With the increase in modern medical technologies, more people are taking advantage of surrogacy arrangements and IVF procedures to become parents. The report states that “the use of reproductive technologies and surrogacy to create families has also increased the number of potential parents that a child may have, including a mix of genetic, gestational, social and intending parents.”
The Council has recommended that the definition of “Parent” be amended to include term “parent and other significant adults”. They have also recommended that the law should provide scope for the recognition of more than two people to have parental responsibility for a child where that reflects the social reality of that family and that parenting orders be granted to more than two persons where that supports the child’s best interest.
As the law presently stands, surrogate mothers are considered the legal parent of the child, rather than the person who provided the egg to the surrogate. This issue has become the focus of much media attention recently due to the case of “Gammy” the young boy who was born with Down syndrome to a Thai surrogate. The report calls for commonwealth legislation to clarify that sperm donors, egg donors, or surrogate mothers are not legal “parents” by changing the Family Law Act to clarify that donors of genetic material are not legal parents. Australian parents who use their own embryos, sperm or eggs in surrogacy however, should be recognised as the legal parents of surrogate children.

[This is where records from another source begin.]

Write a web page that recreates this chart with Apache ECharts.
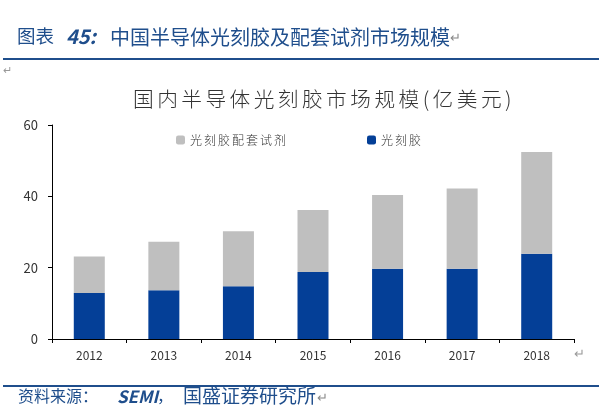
<!DOCTYPE html>
<html><head><meta charset="utf-8">
<script src="https://cdn.jsdelivr.net/npm/echarts@6/dist/echarts.min.js"></script>
<style>html,body{margin:0;padding:0;background:#fff}#c{width:599px;height:418px}</style>
</head><body><div id="c"></div>
<script>
const years = ['2012','2013','2014','2015','2016','2017','2018'];
const photoresist = [12.9, 13.7, 14.8, 18.8, 19.7, 19.7, 23.9];
const reagents = [10.2, 13.6, 15.4, 17.4, 20.7, 22.5, 28.5];
const yTicks = [0, 20, 40, 60];

const blue = '#043F97', gray = '#BFBFBF', hdr = '#1F4E8C';
const font = '"Noto Sans CJK SC", "Noto Sans", sans-serif';
const sp = s => s.split('').join('\u2006');
const txt = (x, y, t, size, extra) => ({ type: 'text', left: x, top: y,
  style: Object.assign({ text: t, fontSize: size, fill: hdr, fontFamily: font }, extra || {}) });
const chart = echarts.init(document.getElementById('c'));
chart.setOption({
  animation: false,
  textStyle: { fontFamily: font },
  title: { text: sp('国内半导体光刻胶市场规模(亿美元)'), left: 128, top: 84,
    textStyle: { fontSize: 20.7, fontWeight: 300, color: '#333', fontFamily: font } },
  legend: [
    { data: ['光刻胶配套试剂'], left: 171, top: 129, itemWidth: 9, itemHeight: 9, itemGap: 3,
      formatter: n => sp(n), textStyle: { fontSize: 12, color: '#333', fontWeight: 300 } },
    { data: ['光刻胶'], left: 362, top: 129, itemWidth: 9, itemHeight: 9, itemGap: 3,
      formatter: n => sp(n), textStyle: { fontSize: 12, color: '#333', fontWeight: 300 } }
  ],
  grid: { left: 52, right: 25, top: 125, bottom: 79 },
  xAxis: { type: 'category', data: years,
    axisLine: { lineStyle: { color: '#000' } },
    axisTick: { show: true, length: 4, lineStyle: { color: '#000' } },
    axisLabel: { color: '#333', fontSize: 12, margin: 10 } },
  yAxis: { type: 'value', min: yTicks[0], max: yTicks[yTicks.length-1], interval: 20,
    axisLine: { show: true, lineStyle: { color: '#000' } },
    axisTick: { show: true, length: 4, lineStyle: { color: '#000' } },
    splitLine: { show: false },
    axisLabel: { color: '#333', fontSize: 13, margin: 14 } },
  series: [
    { name: '光刻胶', type: 'bar', stack: 't', data: photoresist, barWidth: 31, itemStyle: { color: blue } },
    { name: '光刻胶配套试剂', type: 'bar', stack: 't', data: reagents, barWidth: 31, itemStyle: { color: gray } }
  ],
  graphic: [
    txt(17, 27, '图表', 18.5),
    txt(66, 26, '45:', 20, { fontWeight: 'bold', fontStyle: 'italic' }),
    { type: 'text', left: 110, top: 27, style: {
      text: '{a|中国半导体光刻胶及配套试剂市场规模}{c|↵}',
      rich: { a: { fontSize: 20, fill: hdr, fontFamily: font },
              c: { fontSize: 13, fill: '#888', fontFamily: font } } } },
    { type: 'rect', shape: { x: 3, y: 58, width: 596, height: 2 }, style: { fill: hdr } },
    txt(3, 64, '↵', 11, { fill: '#999' }),
    txt(574, 347, '↵', 13, { fill: '#999' }),
    { type: 'rect', shape: { x: 3, y: 385, width: 596, height: 2 }, style: { fill: hdr } },
    txt(18, 388, '资料来源：', 16),
    txt(117, 388, 'SEMI', 17, { fontWeight: 'bold', fontStyle: 'italic' }),
    txt(157, 388, '，', 16),
    txt(183, 386, '国盛证券研究所', 19),
    txt(317, 391, '↵', 13, { fill: '#888' })
  ]
});
</script></body></html>
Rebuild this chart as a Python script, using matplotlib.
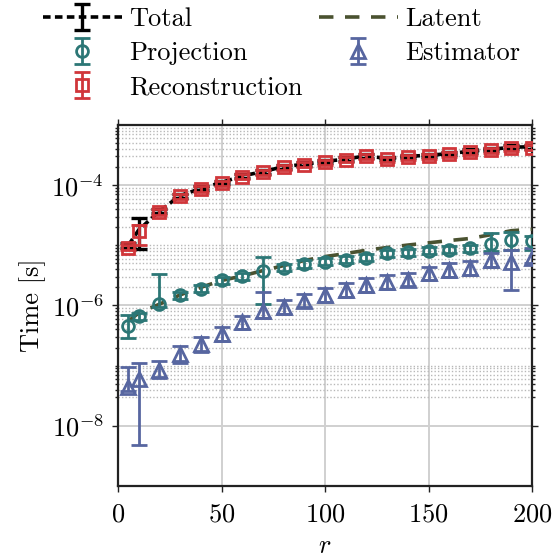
import numpy as np
import matplotlib
matplotlib.use("Agg")
import matplotlib.pyplot as plt
from matplotlib.ticker import FixedLocator, LogFormatterSciNotation, NullFormatter

plt.rcParams['font.family'] = 'serif'
plt.rcParams['font.serif'] = ['cmr10']
plt.rcParams['mathtext.fontset'] = 'cm'
plt.rcParams['axes.formatter.use_mathtext'] = True
plt.rcParams['font.size'] = 19

# ---------------- data ----------------
r = [5, 10, 20, 30, 40, 50, 60, 70, 80, 90, 100, 110, 120, 130, 140, 150, 160, 170, 180, 190, 200]

total = [1.0e-5, 1.8e-5, 3.7e-5, 6.7e-5, 8.8e-5, 1.11e-4, 1.42e-4, 1.68e-4, 2.03e-4, 2.23e-4, 2.48e-4,
         2.71e-4, 3.08e-4, 2.76e-4, 3.02e-4, 3.13e-4, 3.35e-4, 3.66e-4, 3.92e-4, 4.28e-4, 4.34e-4]
total_lo = [9.0e-6, 8.7e-6, 3.4e-5, 6.2e-5, 8.2e-5, 1.03e-4, 1.32e-4, 1.56e-4, 1.89e-4, 2.08e-4, 2.31e-4,
            2.52e-4, 2.85e-4, 2.57e-4, 2.81e-4, 2.91e-4, 3.12e-4, 3.4e-4, 3.65e-4, 3.98e-4, 4.04e-4]
total_hi = [1.1e-5, 2.8e-5, 4.0e-5, 7.2e-5, 9.5e-5, 1.19e-4, 1.52e-4, 1.8e-4, 2.17e-4, 2.39e-4, 2.65e-4,
            2.9e-4, 3.3e-4, 2.95e-4, 3.23e-4, 3.35e-4, 3.58e-4, 3.92e-4, 4.19e-4, 4.58e-4, 4.64e-4]

projection = [4.5e-7, 6.6e-7, 1.07e-6, 1.48e-6, 1.9e-6, 2.63e-6, 3.07e-6, 3.72e-6, 4.27e-6, 4.9e-6, 5.37e-6,
              5.73e-6, 6.26e-6, 7.4e-6, 7.6e-6, 8.1e-6, 8.4e-6, 8.98e-6, 1.05e-5, 1.24e-5, 1.16e-5]
projection_lo = [2.9e-7, 5.8e-7, 9.5e-7, 1.3e-6, 1.66e-6, 2.3e-6, 2.68e-6, 1.07e-6, 3.73e-6, 4.28e-6, 4.7e-6,
                 5.0e-6, 5.47e-6, 6.47e-6, 6.64e-6, 7.08e-6, 7.34e-6, 7.85e-6, 8.1e-6, 8.4e-6, 8.4e-6]
projection_hi = [7.0e-7, 7.6e-7, 3.3e-6, 1.69e-6, 2.17e-6, 3.0e-6, 3.5e-6, 6.3e-6, 4.88e-6, 5.6e-6, 6.14e-6,
                 6.55e-6, 7.16e-6, 8.46e-6, 8.69e-6, 9.26e-6, 9.6e-6, 1.03e-5, 1.6e-5, 1.67e-5, 1.41e-5]

reconstruction = [9.2e-6, 1.71e-5, 3.57e-5, 6.5e-5, 8.6e-5, 1.08e-4, 1.38e-4, 1.63e-4, 1.98e-4, 2.17e-4, 2.41e-4,
                  2.63e-4, 3.0e-4, 2.67e-4, 2.92e-4, 3.03e-4, 3.24e-4, 3.55e-4, 3.79e-4, 4.14e-4, 4.19e-4]
reconstruction_lo = [8.3e-6, 1.0e-5, 3.2e-5, 5.9e-5, 7.8e-5, 9.8e-5, 1.25e-4, 1.48e-4, 1.8e-4, 1.97e-4, 2.19e-4,
                     2.39e-4, 2.72e-4, 2.42e-4, 2.65e-4, 2.75e-4, 2.94e-4, 3.22e-4, 3.44e-4, 3.76e-4, 3.8e-4]
reconstruction_hi = [1.02e-5, 2.2e-5, 3.95e-5, 7.2e-5, 9.5e-5, 1.19e-4, 1.52e-4, 1.8e-4, 2.18e-4, 2.39e-4, 2.66e-4,
                     2.9e-4, 3.3e-4, 2.94e-4, 3.22e-4, 3.34e-4, 3.57e-4, 3.91e-4, 4.18e-4, 4.56e-4, 4.62e-4]

latent = [5.5e-7, 7.5e-7, 1.05e-6, 1.5e-6, 2.0e-6, 2.6e-6, 3.1e-6, 3.8e-6, 4.6e-6, 5.6e-6, 6.5e-6,
          7.3e-6, 8.3e-6, 9.2e-6, 1.01e-5, 1.1e-5, 1.2e-5, 1.3e-5, 1.5e-5, 1.75e-5, 1.85e-5]

estimator = [4.5e-8, 5.9e-8, 8.6e-8, 1.55e-7, 2.28e-7, 3.35e-7, 5.25e-7, 8.2e-7, 9.4e-7, 1.21e-6, 1.48e-6,
             1.79e-6, 2.17e-6, 2.47e-6, 2.7e-6, 3.41e-6, 3.88e-6, 4.14e-6, 5.7e-6, 5.37e-6, 6.26e-6]
estimator_lo = [3.8e-8, 4.8e-9, 6.2e-8, 1.12e-7, 1.7e-7, 2.55e-7, 4.0e-7, 6.3e-7, 7.2e-7, 9.3e-7, 1.14e-6,
                1.38e-6, 1.67e-6, 1.9e-6, 2.08e-6, 2.62e-6, 2.98e-6, 3.18e-6, 4.4e-6, 1.79e-6, 5.0e-6]
estimator_hi = [9.4e-8, 1.1e-7, 1.2e-7, 2.1e-7, 3.0e-7, 4.4e-7, 6.8e-7, 1.7e-6, 1.22e-6, 1.57e-6, 1.92e-6,
                2.33e-6, 2.82e-6, 3.2e-6, 3.5e-6, 4.4e-6, 5.0e-6, 5.4e-6, 7.4e-6, 8.4e-6, 9.0e-6]

x_ticks = [0, 50, 100, 150, 200]
y_major = [1e-8, 1e-6, 1e-4]

# ---------------- style ----------------
c_total = 'black'
c_proj = '#2c7776'
c_rec = '#d0363a'
c_lat = '#4a5230'
c_est = '#5766a0'


def yerr(v, lo, hi):
    v = np.asarray(v)
    return np.vstack([v - np.asarray(lo), np.asarray(hi) - v])


fig = plt.figure(figsize=(5.55, 5.59), dpi=100)
ax = fig.add_axes([0.2126, 0.1306, 0.7460, 0.6458])

ax.errorbar(r, total, yerr=yerr(total, total_lo, total_hi), color=c_total, lw=2.6,
            dashes=(2.1, 1.2), capsize=5.8, capthick=2.4, elinewidth=2.4, label='Total', zorder=3)
ax.errorbar(r, projection, yerr=yerr(projection, projection_lo, projection_hi), color=c_proj,
            ls='none', marker='o', ms=8.5, mfc='none', mew=2.0, capsize=5.8, capthick=2.0,
            elinewidth=2.0, label='Projection', zorder=4)
ax.errorbar(r, reconstruction, yerr=yerr(reconstruction, reconstruction_lo, reconstruction_hi), color=c_rec,
            ls='none', marker='s', ms=9.0, mfc='none', mew=2.0, capsize=5.8, capthick=2.0,
            elinewidth=2.0, label='Reconstruction', zorder=5)
ax.plot(r, latent, color=c_lat, lw=2.6, dashes=(4.0, 3.2), label='Latent', zorder=3)
ax.errorbar(r, estimator, yerr=yerr(estimator, estimator_lo, estimator_hi), color=c_est,
            ls='none', marker='^', ms=9.5, mfc='none', mew=2.0, capsize=5.8, capthick=2.0,
            elinewidth=2.0, label='Estimator', zorder=4)

ax.set_yscale('log')
ax.set_xlim(0, 200)
ax.set_ylim(1e-9, 1e-3)
ax.xaxis.set_major_locator(FixedLocator(x_ticks))
ax.yaxis.set_major_locator(FixedLocator(y_major))
ax.yaxis.set_major_formatter(LogFormatterSciNotation())
minors = [k * 10.0 ** e for e in range(-9, -3) for k in range(1, 10)
          if not any(np.isclose(k * 10.0 ** e, m) for m in y_major)]
ax.yaxis.set_minor_locator(FixedLocator(minors))
ax.yaxis.set_minor_formatter(NullFormatter())

ax.grid(True, which='major', color='#d0d0d0', lw=1.4, ls='-', zorder=0)
ax.grid(True, which='minor', axis='y', color='#b8b8b8', lw=1.0, ls=(0, (1, 1.5)), zorder=0)
ax.set_axisbelow(True)

ax.tick_params(which='both', direction='out', top=True, right=True, width=1.0, colors='#222222',
               labelcolor='black')
ax.tick_params(which='major', length=4)
ax.tick_params(which='minor', length=2.5)
ax.tick_params(axis='x', which='major', pad=8)
ax.tick_params(axis='y', which='major', pad=6)
for s in ax.spines.values():
    s.set_linewidth(1.6)
    s.set_color('#222222')

ax.set_xlabel('$r$', labelpad=6)
ax.set_ylabel('Time [s]', labelpad=4)

handles, labels = ax.get_legend_handles_labels()
order = ['Total', 'Projection', 'Reconstruction', 'Latent', 'Estimator']
hmap = dict(zip(labels, handles))
fig.legend([hmap[k] for k in order], order, loc='upper left', bbox_to_anchor=(0.058, 1.005),
           ncol=2, frameon=False, handlelength=3.0, handletextpad=0.28, labelspacing=0.38,
           columnspacing=0.6, borderaxespad=0.0, fontsize=19)

fig.savefig('out.png', dpi=100)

“Council is conscious that the amount of children conceived as a result of overseas commercial surrogacy arrangements has increased dramatically in the past several years despite the existence of Australian laws prohibiting such arrangements…As a consequence it would seem that a large number of young children are growing up in Australia without any secure legal relationship to the parents who are raising them.
The council recommends the Family Court should be given new powers to transfer legal parentage from the surrogate parents. A judge would need to be satisfied that the surrogate mother had given her full and prior informed consent as some surrogate mothers overseas have used a thumbprint to sign a contract. It recommends the government introduce a status of children act to help the Family Court determine the parentage of children born through IVF and surrogacy.
The council also supports a wider definition of “parent” in indigenous communities to embrace aunts, uncles or grandparents raising the children. It calls for legalisation of the customary adoption practice of Torres Strait Islanders known as kupai omasker.